Only the lines from the start of the data through the line containing "t.textContent=stars;" should be written out, exactly as they are, with both ends included and the pictures left out.

> _RECORDED INFORMATION_:
------------------------------------

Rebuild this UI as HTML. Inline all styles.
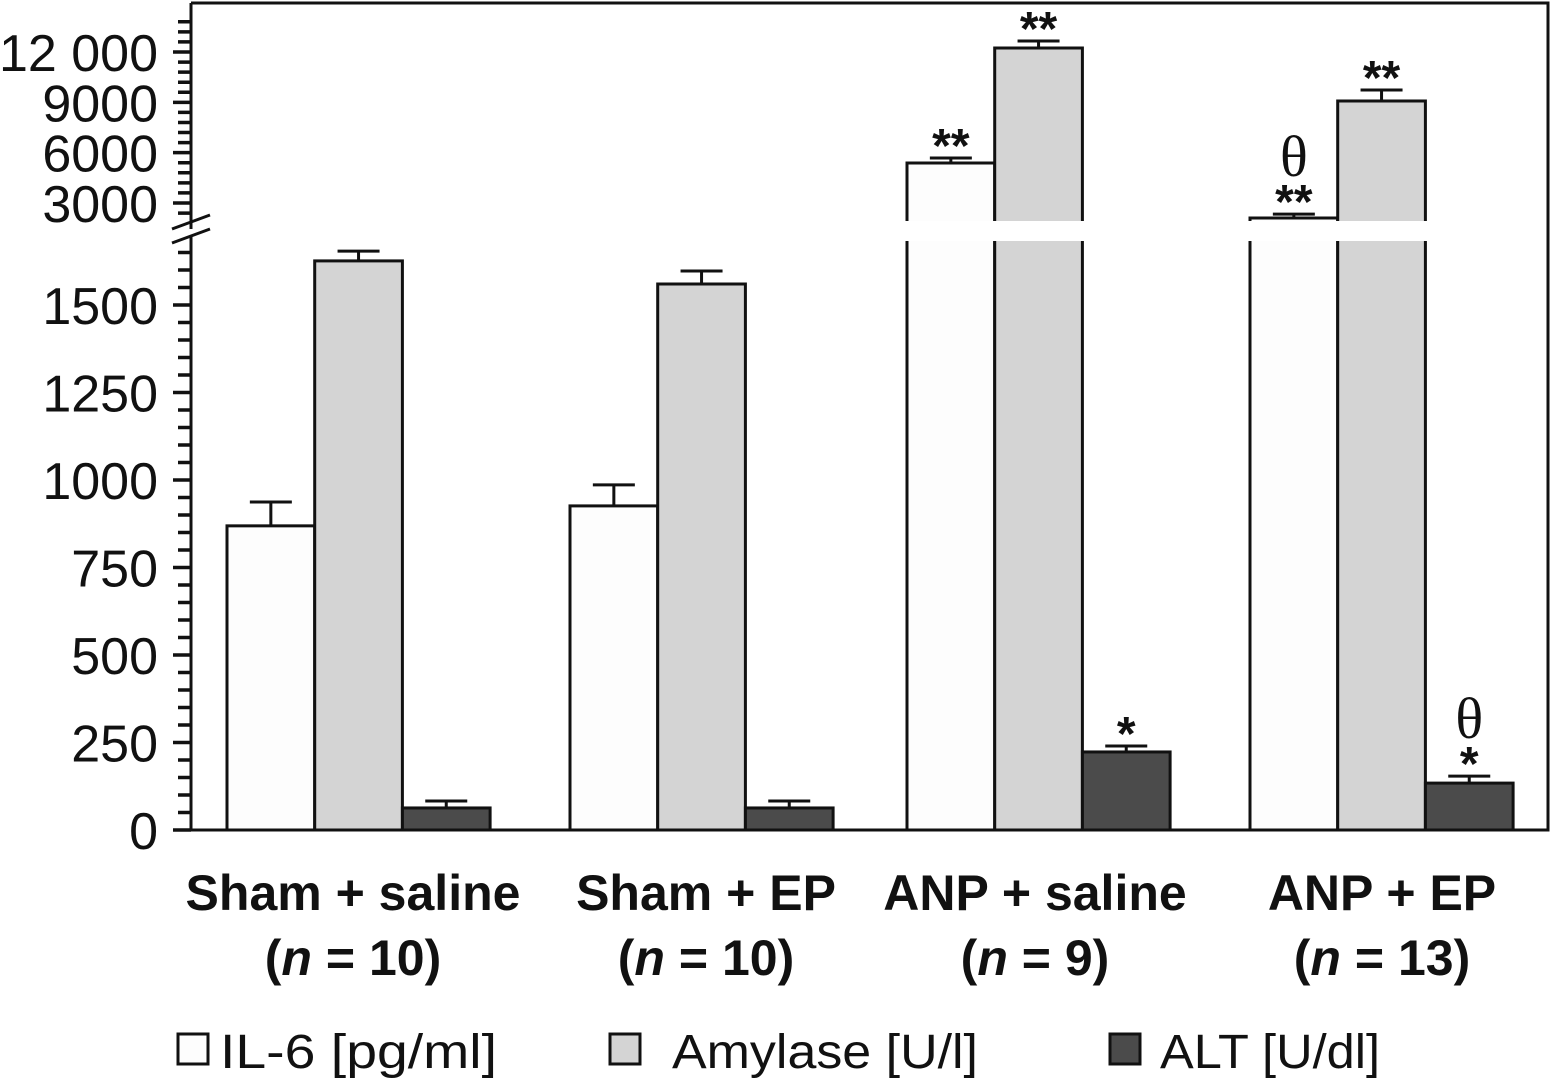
<!DOCTYPE html>
<html><head><meta charset="utf-8"><style>
body{margin:0;background:#fff;}
svg{display:block;}
text{font-family:"Liberation Sans","DejaVu Sans",sans-serif;fill:#111;}
</style></head><body>
<svg id="chart" width="1553" height="1081" viewBox="0 0 1553 1081" xmlns="http://www.w3.org/2000/svg"></svg>
<script>
const groups = ["Sham + saline","Sham + EP","ANP + saline","ANP + EP"];
const groupN = ["10","10","9","13"];
const il6 = [869, 926, 5384, 2106];
const il6Err = [68, 60, 298, 230];
const amylase = [1626, 1560, 12238, 9080];
const amylaseErr = [28, 37, 417, 655];
const alt = [63, 63, 223, 134];
const altErr = [20, 20, 17, 20];
const il6Marks = ["", "", "**", "θ**"];
const amylaseMarks = ["", "", "**", "**"];
const altMarks = ["", "", "*", "θ*"];
const lowerTicks = [0,250,500,750,1000,1250,1500];
const upperTicks = [3000,6000,9000,12000];
const upperTickLabels = ["3000","6000","9000","12 000"];

const svg = document.getElementById('chart');
const NS = "http://www.w3.org/2000/svg";
function el(tag, attrs, parent){const e=document.createElementNS(NS,tag);for(const k in attrs)e.setAttribute(k,attrs[k]);(parent||svg).appendChild(e);return e;}

const X0=191, X1=1548, YB=830;
const LOW_K=0.35, UP_Y3000=203, UP_K=0.016778;
const LOW_TOP=241, UP_BOT=220;
function yLow(v){return YB - v*LOW_K;}
function yUp(v){return UP_Y3000 - (v-3000)*UP_K;}
function yVal(v){return yLow(v) >= LOW_TOP ? yLow(v) : yUp(v);}
const groupStart=[227,570,907,1250];
const BW=87.7;

const frame = el('path',{d:`M${X0} 3 H${X1} V${YB} H${X0}`,fill:'none',stroke:'#111','stroke-width':3});



const series=[[il6,il6Err,'#fdfdfd','il6',il6Marks],[amylase,amylaseErr,'#d4d4d4','amylase',amylaseMarks],[alt,altErr,'#4b4b4b','alt',altMarks]];
series.forEach((s,si)=>{
  s[0].forEach((v,gi)=>{
    const x=groupStart[gi]+si*BW;
    const yt=yVal(v);
    const r=el('rect',{x:x,y:yt,width:BW,height:YB-yt,fill:s[2],stroke:'#111','stroke-width':3});
    
    
    const ye=yVal(v+s[1][gi]);
    const cx=x+BW/2;
    const e=el('path',{d:`M${cx} ${yt} V${ye} M${cx-21} ${ye} H${cx+21}`,stroke:'#111','stroke-width':3,fill:'none'});
    
    
    const m=s[4][gi];
    if(m){
      const stars=m.replace('θ','');
      const t=el('text',{x:cx,y:ye+4,'text-anchor':'middle','font-size':48,'font-weight':'bold'});
      t.textContent=stars;
      
      
      if(m.indexOf('θ')>=0){
        const th=el('text',{x:cx,y:ye-38,'text-anchor':'middle','font-size':58,style:'font-family:"Liberation Serif",serif'});
        th.textContent='θ';
        
        
      }
    }
  });
});
const strip=el('rect',{x:880,y:UP_BOT+1,width:556,height:LOW_TOP-UP_BOT-1,fill:'#fff'});



const ax=el('path',{d:`M${X0} 3 V229 M${X0} 236 V${YB}`,stroke:'#111','stroke-width':3,fill:'none'});


let tk='';
for(let v=0;v<=1650;v+=50){const y=yLow(v);if(y<LOW_TOP)break;const major=v%250===0;tk+=`M${major?173:178} ${y} H${X0}`;}
for(let v=1800;v<=13800;v+=600){const y=yUp(v);if(y>UP_BOT||y<10)continue;const major=v%3000===0;tk+=`M${major?173:178} ${y} H${X0}`;}
const ticks=el('path',{d:tk,stroke:'#111','stroke-width':3.5,fill:'none'});


const brk=el('path',{d:'M172 229 L210 215 M172 243 L210 229',stroke:'#111','stroke-width':3,fill:'none'});


lowerTicks.forEach(v=>{
  const t=el('text',{x:158,y:yLow(v)+19,'text-anchor':'end','font-size':52});
  t.textContent=String(v);
  
  
});
upperTicks.forEach((v,i)=>{
  const t=el('text',{x:158,y:yUp(v)+19,'text-anchor':'end','font-size':52});
  t.textContent=upperTickLabels[i];
  
  
});

const labelX=[353,706,1035,1382];
groups.forEach((g,i)=>{
  const t=el('text',{x:labelX[i],y:910,'text-anchor':'middle','font-size':50,'font-weight':'bold'});
  t.textContent=g;
  
  
  const n=el('text',{x:labelX[i],y:975,'text-anchor':'middle','font-size':50,'font-weight':'bold'});
  n.innerHTML='(<tspan font-style="italic">n</tspan> = '+groupN[i]+')';
  
  
});

const legend=[['IL-6 [pg/ml]','#fdfdfd',178,220,277],['Amylase [U/l]','#d4d4d4',610,672,306],['ALT [U/dl]','#4b4b4b',1110,1160,220]];
legend.forEach(l=>{
  const b=el('rect',{x:l[2],y:1034,width:30,height:30,fill:l[1],stroke:'#111','stroke-width':3});
  
  
  const t=el('text',{x:l[3],y:1068,'font-size':48,textLength:l[4],lengthAdjust:'spacingAndGlyphs'});
  t.textContent=l[0];
  
  
});
</script>
</body></html>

------------------------------------

> _ANSWER TO THIS PROBLEM_:
Rebuild this UI as HTML. Inline all styles.
<!DOCTYPE html>
<html><head><meta charset="utf-8"><style>
body{margin:0;background:#fff;}
svg{display:block;}
text{font-family:"Liberation Sans","DejaVu Sans",sans-serif;fill:#111;}
</style></head><body>
<svg id="chart" width="1553" height="1081" viewBox="0 0 1553 1081" xmlns="http://www.w3.org/2000/svg"></svg>
<script>
const groups = ["Sham + saline","Sham + EP","ANP + saline","ANP + EP"];
const groupN = ["10","10","9","13"];
const il6 = [869, 926, 5384, 2106];
const il6Err = [68, 60, 298, 230];
const amylase = [1626, 1560, 12238, 9080];
const amylaseErr = [28, 37, 417, 655];
const alt = [63, 63, 223, 134];
const altErr = [20, 20, 17, 20];
const il6Marks = ["", "", "**", "θ**"];
const amylaseMarks = ["", "", "**", "**"];
const altMarks = ["", "", "*", "θ*"];
const lowerTicks = [0,250,500,750,1000,1250,1500];
const upperTicks = [3000,6000,9000,12000];
const upperTickLabels = ["3000","6000","9000","12 000"];

const svg = document.getElementById('chart');
const NS = "http://www.w3.org/2000/svg";
function el(tag, attrs, parent){const e=document.createElementNS(NS,tag);for(const k in attrs)e.setAttribute(k,attrs[k]);(parent||svg).appendChild(e);return e;}

const X0=191, X1=1548, YB=830;
const LOW_K=0.35, UP_Y3000=203, UP_K=0.016778;
const LOW_TOP=241, UP_BOT=220;
function yLow(v){return YB - v*LOW_K;}
function yUp(v){return UP_Y3000 - (v-3000)*UP_K;}
function yVal(v){return yLow(v) >= LOW_TOP ? yLow(v) : yUp(v);}
const groupStart=[227,570,907,1250];
const BW=87.7;

const frame = el('path',{d:`M${X0} 3 H${X1} V${YB} H${X0}`,fill:'none',stroke:'#111','stroke-width':3});



const series=[[il6,il6Err,'#fdfdfd','il6',il6Marks],[amylase,amylaseErr,'#d4d4d4','amylase',amylaseMarks],[alt,altErr,'#4b4b4b','alt',altMarks]];
series.forEach((s,si)=>{
  s[0].forEach((v,gi)=>{
    const x=groupStart[gi]+si*BW;
    const yt=yVal(v);
    const r=el('rect',{x:x,y:yt,width:BW,height:YB-yt,fill:s[2],stroke:'#111','stroke-width':3});
    
    
    const ye=yVal(v+s[1][gi]);
    const cx=x+BW/2;
    const e=el('path',{d:`M${cx} ${yt} V${ye} M${cx-21} ${ye} H${cx+21}`,stroke:'#111','stroke-width':3,fill:'none'});
    
    
    const m=s[4][gi];
    if(m){
      const stars=m.replace('θ','');
      const t=el('text',{x:cx,y:ye+4,'text-anchor':'middle','font-size':48,'font-weight':'bold'});
      t.textContent=stars;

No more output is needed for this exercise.